The immigrant rights community in Oregon has, for some time, been concerned with the enhanced tendency of ICE to engage in enforcement activities in and around courthouses. Questioning or detention of immigrants around the court severely undermines equal access to the law, since witnesses and litigants will be deterred from seeking justice in the courts if there is even the perception that these spaces are not safe.
In a welcome move, the Biden Customs and Border Patrol agency has released new guidance about ICE enforcement activities around the courts. The new policy expresses concern that ICE activity at courthouses may interfere with the administration of justice, and urges consideration of this ill effect. It does require that such actions be documented and reported. However, the policy is riddled with exceptions, and it does not say anywhere that ICE may not carry out enforcement activities at courthouses. It promises that the Secretary of Homeland Security will adopt further guidance. We urge the development of policy that truly restrains ICE from using courthouses as an arena for enforcement activity.

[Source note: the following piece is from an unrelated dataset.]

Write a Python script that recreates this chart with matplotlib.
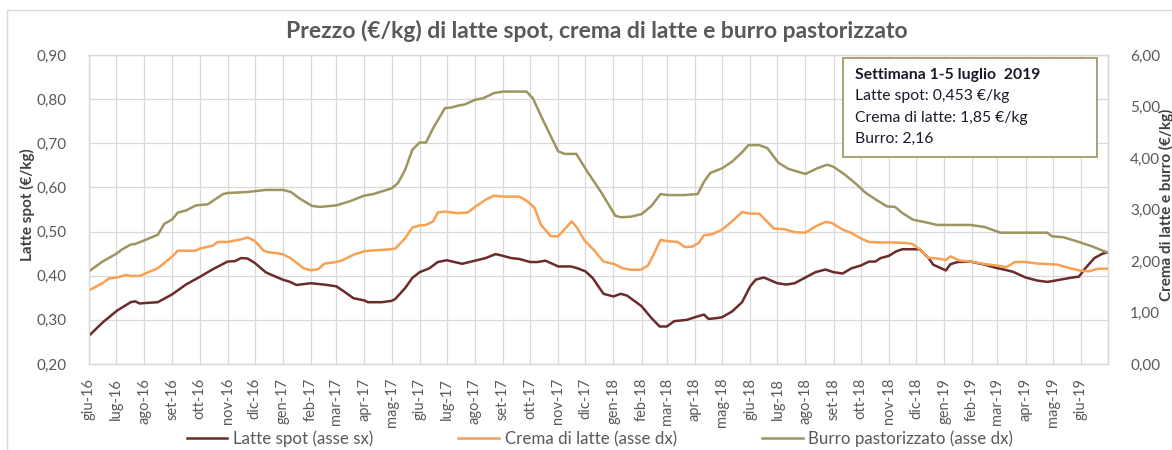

NWJP has worked with other concerned organizations to win adoption by the Oregon Supreme Court of a rule for Oregon courts prohibiting ICE enforcement in state courthouses in most circumstances. Then, in the last session of the legislature, HB 3265 was enacted, prohibiting the collection and sharing of certain immigration-related information, and flatly prohibiting warrantless immigration arrests on courthouse grounds. We hope that these state prohibitions will be incorporated in Homeland Security directives, and that ICE will honor them in practice.